WHAT IS EXPECTED:
Quote all of the data that follows exactly as written, skipping the images.

PROVIDED DATA:
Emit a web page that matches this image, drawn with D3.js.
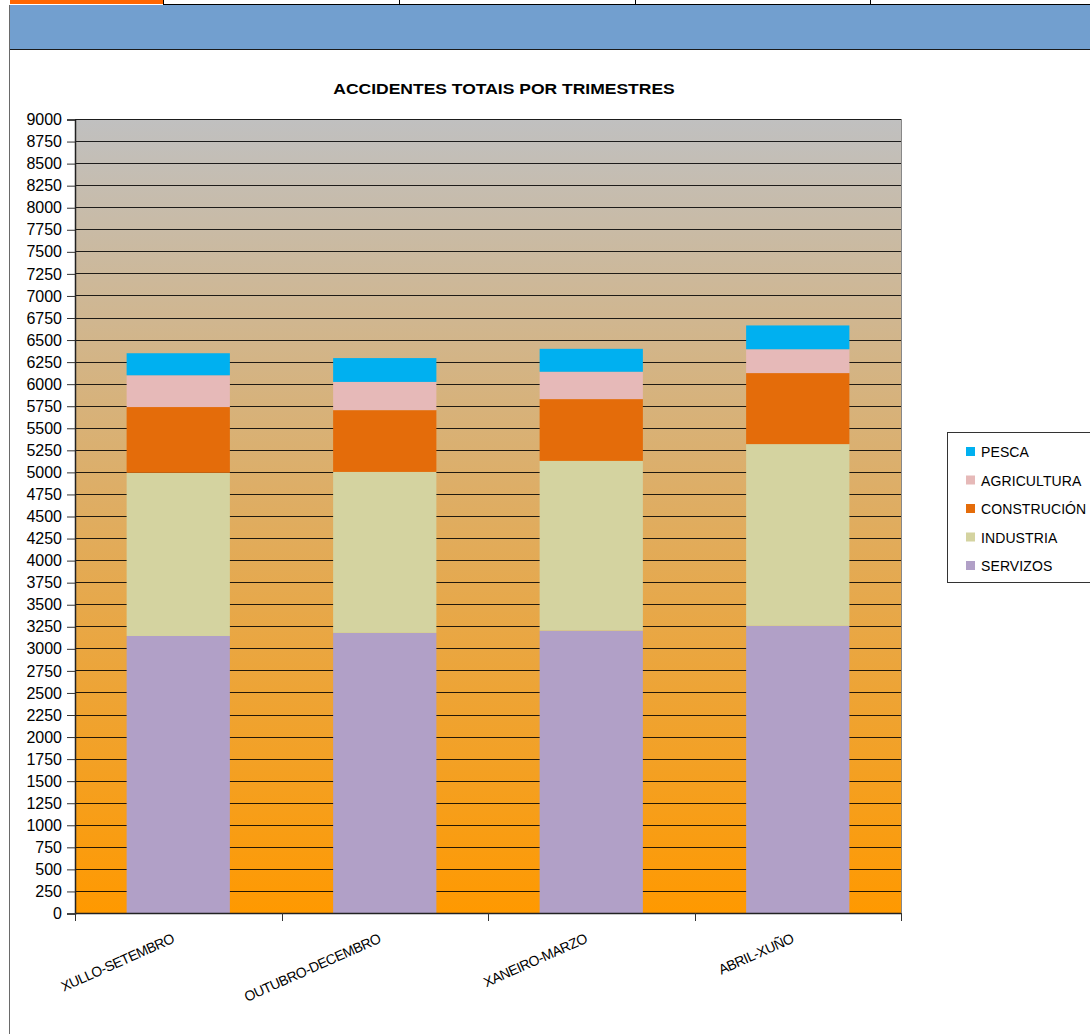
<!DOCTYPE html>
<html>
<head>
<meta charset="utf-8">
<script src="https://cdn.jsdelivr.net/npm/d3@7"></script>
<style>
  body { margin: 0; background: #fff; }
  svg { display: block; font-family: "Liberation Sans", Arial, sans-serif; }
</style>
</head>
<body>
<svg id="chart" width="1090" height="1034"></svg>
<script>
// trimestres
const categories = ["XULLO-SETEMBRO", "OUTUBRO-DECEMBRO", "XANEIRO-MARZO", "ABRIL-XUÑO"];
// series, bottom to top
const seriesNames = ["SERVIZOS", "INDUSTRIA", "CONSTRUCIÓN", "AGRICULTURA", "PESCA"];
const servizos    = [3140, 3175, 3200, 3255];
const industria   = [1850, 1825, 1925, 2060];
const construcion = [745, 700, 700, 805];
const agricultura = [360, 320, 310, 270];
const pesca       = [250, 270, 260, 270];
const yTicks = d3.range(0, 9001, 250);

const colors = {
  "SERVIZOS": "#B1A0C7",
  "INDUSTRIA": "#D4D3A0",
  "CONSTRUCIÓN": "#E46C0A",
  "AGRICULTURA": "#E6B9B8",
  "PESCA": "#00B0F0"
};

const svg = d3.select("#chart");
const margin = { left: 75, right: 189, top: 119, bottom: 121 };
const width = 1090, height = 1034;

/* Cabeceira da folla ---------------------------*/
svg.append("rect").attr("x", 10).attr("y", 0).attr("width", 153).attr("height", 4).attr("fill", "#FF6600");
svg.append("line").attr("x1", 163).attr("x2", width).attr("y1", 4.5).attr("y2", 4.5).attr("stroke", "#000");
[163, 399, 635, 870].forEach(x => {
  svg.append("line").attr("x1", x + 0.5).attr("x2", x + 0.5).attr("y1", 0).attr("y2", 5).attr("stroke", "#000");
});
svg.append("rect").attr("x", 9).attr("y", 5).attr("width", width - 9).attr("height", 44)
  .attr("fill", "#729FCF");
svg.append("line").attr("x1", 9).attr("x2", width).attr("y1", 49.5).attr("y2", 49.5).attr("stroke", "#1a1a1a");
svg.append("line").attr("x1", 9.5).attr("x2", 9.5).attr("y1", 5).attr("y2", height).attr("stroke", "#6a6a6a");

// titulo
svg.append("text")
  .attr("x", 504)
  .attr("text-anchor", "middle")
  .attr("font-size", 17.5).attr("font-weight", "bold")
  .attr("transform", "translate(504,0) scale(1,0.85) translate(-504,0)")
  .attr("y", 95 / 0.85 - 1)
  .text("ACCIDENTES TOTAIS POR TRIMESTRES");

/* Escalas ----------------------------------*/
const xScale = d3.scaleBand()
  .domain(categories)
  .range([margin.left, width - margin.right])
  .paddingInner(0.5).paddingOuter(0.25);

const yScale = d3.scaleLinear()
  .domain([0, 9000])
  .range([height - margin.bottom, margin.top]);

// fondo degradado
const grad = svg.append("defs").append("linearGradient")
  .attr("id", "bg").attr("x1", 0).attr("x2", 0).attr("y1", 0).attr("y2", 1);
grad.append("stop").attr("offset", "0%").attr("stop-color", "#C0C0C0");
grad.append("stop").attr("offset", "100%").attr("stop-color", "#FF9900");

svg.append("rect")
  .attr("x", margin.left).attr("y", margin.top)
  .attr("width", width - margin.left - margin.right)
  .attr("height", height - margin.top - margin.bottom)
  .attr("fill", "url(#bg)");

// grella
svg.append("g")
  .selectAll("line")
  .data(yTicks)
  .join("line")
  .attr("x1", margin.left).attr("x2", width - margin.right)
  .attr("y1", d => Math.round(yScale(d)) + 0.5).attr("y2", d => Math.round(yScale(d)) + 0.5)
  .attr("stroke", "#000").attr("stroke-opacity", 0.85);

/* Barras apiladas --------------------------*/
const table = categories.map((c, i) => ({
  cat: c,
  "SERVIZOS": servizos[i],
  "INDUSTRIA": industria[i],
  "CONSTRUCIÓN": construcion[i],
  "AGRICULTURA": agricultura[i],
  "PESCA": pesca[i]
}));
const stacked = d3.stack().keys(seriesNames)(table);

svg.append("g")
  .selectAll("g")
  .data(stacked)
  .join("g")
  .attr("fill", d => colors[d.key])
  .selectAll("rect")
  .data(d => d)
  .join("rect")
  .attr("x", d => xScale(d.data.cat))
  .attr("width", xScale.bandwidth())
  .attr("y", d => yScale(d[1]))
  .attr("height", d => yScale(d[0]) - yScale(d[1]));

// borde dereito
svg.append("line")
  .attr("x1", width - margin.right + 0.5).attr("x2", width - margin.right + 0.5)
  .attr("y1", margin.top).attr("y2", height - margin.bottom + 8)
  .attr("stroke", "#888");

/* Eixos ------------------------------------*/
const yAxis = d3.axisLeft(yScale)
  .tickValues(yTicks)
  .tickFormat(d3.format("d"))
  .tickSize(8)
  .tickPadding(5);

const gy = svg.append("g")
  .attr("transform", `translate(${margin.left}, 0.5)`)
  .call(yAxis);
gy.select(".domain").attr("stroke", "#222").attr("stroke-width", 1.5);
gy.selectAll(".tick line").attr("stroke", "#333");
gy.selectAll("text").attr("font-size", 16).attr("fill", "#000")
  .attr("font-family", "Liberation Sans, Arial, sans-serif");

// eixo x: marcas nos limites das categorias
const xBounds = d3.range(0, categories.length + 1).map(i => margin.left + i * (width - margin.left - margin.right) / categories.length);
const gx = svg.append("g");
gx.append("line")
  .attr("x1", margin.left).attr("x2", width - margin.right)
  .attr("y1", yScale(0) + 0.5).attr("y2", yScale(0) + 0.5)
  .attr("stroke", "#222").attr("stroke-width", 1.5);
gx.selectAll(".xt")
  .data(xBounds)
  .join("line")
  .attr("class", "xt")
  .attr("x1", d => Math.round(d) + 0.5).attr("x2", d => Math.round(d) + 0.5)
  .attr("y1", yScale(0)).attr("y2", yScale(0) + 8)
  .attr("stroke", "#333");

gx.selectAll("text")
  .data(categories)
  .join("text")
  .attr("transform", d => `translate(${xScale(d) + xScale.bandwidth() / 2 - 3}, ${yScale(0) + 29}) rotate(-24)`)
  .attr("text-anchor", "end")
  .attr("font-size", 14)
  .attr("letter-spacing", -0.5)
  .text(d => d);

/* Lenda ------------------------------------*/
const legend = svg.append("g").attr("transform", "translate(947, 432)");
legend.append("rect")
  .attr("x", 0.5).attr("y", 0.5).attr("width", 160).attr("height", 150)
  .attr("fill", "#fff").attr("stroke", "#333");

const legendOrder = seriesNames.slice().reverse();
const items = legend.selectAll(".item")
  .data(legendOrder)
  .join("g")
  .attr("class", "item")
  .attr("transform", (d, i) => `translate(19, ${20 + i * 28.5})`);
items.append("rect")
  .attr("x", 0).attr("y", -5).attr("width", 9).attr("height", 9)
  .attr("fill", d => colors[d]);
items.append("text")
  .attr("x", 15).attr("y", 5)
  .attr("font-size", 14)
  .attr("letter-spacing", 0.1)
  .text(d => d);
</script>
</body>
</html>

ANSWER:
Emit a web page that matches this image, drawn with D3.js.
<!DOCTYPE html>
<html>
<head>
<meta charset="utf-8">
<script src="https://cdn.jsdelivr.net/npm/d3@7"></script>
<style>
  body { margin: 0; background: #fff; }
  svg { display: block; font-family: "Liberation Sans", Arial, sans-serif; }
</style>
</head>
<body>
<svg id="chart" width="1090" height="1034"></svg>
<script>
// trimestres
const categories = ["XULLO-SETEMBRO", "OUTUBRO-DECEMBRO", "XANEIRO-MARZO", "ABRIL-XUÑO"];
// series, bottom to top
const seriesNames = ["SERVIZOS", "INDUSTRIA", "CONSTRUCIÓN", "AGRICULTURA", "PESCA"];
const servizos    = [3140, 3175, 3200, 3255];
const industria   = [1850, 1825, 1925, 2060];
const construcion = [745, 700, 700, 805];
const agricultura = [360, 320, 310, 270];
const pesca       = [250, 270, 260, 270];
const yTicks = d3.range(0, 9001, 250);

const colors = {
  "SERVIZOS": "#B1A0C7",
  "INDUSTRIA": "#D4D3A0",
  "CONSTRUCIÓN": "#E46C0A",
  "AGRICULTURA": "#E6B9B8",
  "PESCA": "#00B0F0"
};

const svg = d3.select("#chart");
const margin = { left: 75, right: 189, top: 119, bottom: 121 };
const width = 1090, height = 1034;

/* Cabeceira da folla ---------------------------*/
svg.append("rect").attr("x", 10).attr("y", 0).attr("width", 153).attr("height", 4).attr("fill", "#FF6600");
svg.append("line").attr("x1", 163).attr("x2", width).attr("y1", 4.5).attr("y2", 4.5).attr("stroke", "#000");
[163, 399, 635, 870].forEach(x => {
  svg.append("line").attr("x1", x + 0.5).attr("x2", x + 0.5).attr("y1", 0).attr("y2", 5).attr("stroke", "#000");
});
svg.append("rect").attr("x", 9).attr("y", 5).attr("width", width - 9).attr("height", 44)
  .attr("fill", "#729FCF");
svg.append("line").attr("x1", 9).attr("x2", width).attr("y1", 49.5).attr("y2", 49.5).attr("stroke", "#1a1a1a");
svg.append("line").attr("x1", 9.5).attr("x2", 9.5).attr("y1", 5).attr("y2", height).attr("stroke", "#6a6a6a");

// titulo
svg.append("text")
  .attr("x", 504)
  .attr("text-anchor", "middle")
  .attr("font-size", 17.5).attr("font-weight", "bold")
  .attr("transform", "translate(504,0) scale(1,0.85) translate(-504,0)")
  .attr("y", 95 / 0.85 - 1)
  .text("ACCIDENTES TOTAIS POR TRIMESTRES");

/* Escalas ----------------------------------*/
const xScale = d3.scaleBand()
  .domain(categories)
  .range([margin.left, width - margin.right])
  .paddingInner(0.5).paddingOuter(0.25);

const yScale = d3.scaleLinear()
  .domain([0, 9000])
  .range([height - margin.bottom, margin.top]);

// fondo degradado
const grad = svg.append("defs").append("linearGradient")
  .attr("id", "bg").attr("x1", 0).attr("x2", 0).attr("y1", 0).attr("y2", 1);
grad.append("stop").attr("offset", "0%").attr("stop-color", "#C0C0C0");
grad.append("stop").attr("offset", "100%").attr("stop-color", "#FF9900");

svg.append("rect")
  .attr("x", margin.left).attr("y", margin.top)
  .attr("width", width - margin.left - margin.right)
  .attr("height", height - margin.top - margin.bottom)
  .attr("fill", "url(#bg)");

// grella
svg.append("g")
  .selectAll("line")
  .data(yTicks)
  .join("line")
  .attr("x1", margin.left).attr("x2", width - margin.right)
  .attr("y1", d => Math.round(yScale(d)) + 0.5).attr("y2", d => Math.round(yScale(d)) + 0.5)
  .attr("stroke", "#000").attr("stroke-opacity", 0.85);

/* Barras apiladas --------------------------*/
const table = categories.map((c, i) => ({
  cat: c,
  "SERVIZOS": servizos[i],
  "INDUSTRIA": industria[i],
  "CONSTRUCIÓN": construcion[i],
  "AGRICULTURA": agricultura[i],
  "PESCA": pesca[i]
}));
const stacked = d3.stack().keys(seriesNames)(table);

svg.append("g")
  .selectAll("g")
  .data(stacked)
  .join("g")
  .attr("fill", d => colors[d.key])
  .selectAll("rect")
  .data(d => d)
  .join("rect")
  .attr("x", d => xScale(d.data.cat))
  .attr("width", xScale.bandwidth())
  .attr("y", d => yScale(d[1]))
  .attr("height", d => yScale(d[0]) - yScale(d[1]));

// borde dereito
svg.append("line")
  .attr("x1", width - margin.right + 0.5).attr("x2", width - margin.right + 0.5)
  .attr("y1", margin.top).attr("y2", height - margin.bottom + 8)
  .attr("stroke", "#888");

/* Eixos ------------------------------------*/
const yAxis = d3.axisLeft(yScale)
  .tickValues(yTicks)
  .tickFormat(d3.format("d"))
  .tickSize(8)
  .tickPadding(5);

const gy = svg.append("g")
  .attr("transform", `translate(${margin.left}, 0.5)`)
  .call(yAxis);
gy.select(".domain").attr("stroke", "#222").attr("stroke-width", 1.5);
gy.selectAll(".tick line").attr("stroke", "#333");
gy.selectAll("text").attr("font-size", 16).attr("fill", "#000")
  .attr("font-family", "Liberation Sans, Arial, sans-serif");

// eixo x: marcas nos limites das categorias
const xBounds = d3.range(0, categories.length + 1).map(i => margin.left + i * (width - margin.left - margin.right) / categories.length);
const gx = svg.append("g");
gx.append("line")
  .attr("x1", margin.left).attr("x2", width - margin.right)
  .attr("y1", yScale(0) + 0.5).attr("y2", yScale(0) + 0.5)
  .attr("stroke", "#222").attr("stroke-width", 1.5);
gx.selectAll(".xt")
  .data(xBounds)
  .join("line")
  .attr("class", "xt")
  .attr("x1", d => Math.round(d) + 0.5).attr("x2", d => Math.round(d) + 0.5)
  .attr("y1", yScale(0)).attr("y2", yScale(0) + 8)
  .attr("stroke", "#333");

gx.selectAll("text")
  .data(categories)
  .join("text")
  .attr("transform", d => `translate(${xScale(d) + xScale.bandwidth() / 2 - 3}, ${yScale(0) + 29}) rotate(-24)`)
  .attr("text-anchor", "end")
  .attr("font-size", 14)
  .attr("letter-spacing", -0.5)
  .text(d => d);

/* Lenda ------------------------------------*/
const legend = svg.append("g").attr("transform", "translate(947, 432)");
legend.append("rect")
  .attr("x", 0.5).attr("y", 0.5).attr("width", 160).attr("height", 150)
  .attr("fill", "#fff").attr("stroke", "#333");

const legendOrder = seriesNames.slice().reverse();
const items = legend.selectAll(".item")
  .data(legendOrder)
  .join("g")
  .attr("class", "item")
  .attr("transform", (d, i) => `translate(19, ${20 + i * 28.5})`);
items.append("rect")
  .attr("x", 0).attr("y", -5).attr("width", 9).attr("height", 9)
  .attr("fill", d => colors[d]);
items.append("text")
  .attr("x", 15).attr("y", 5)
  .attr("font-size", 14)
  .attr("letter-spacing", 0.1)
  .text(d => d);
</script>
</body>
</html>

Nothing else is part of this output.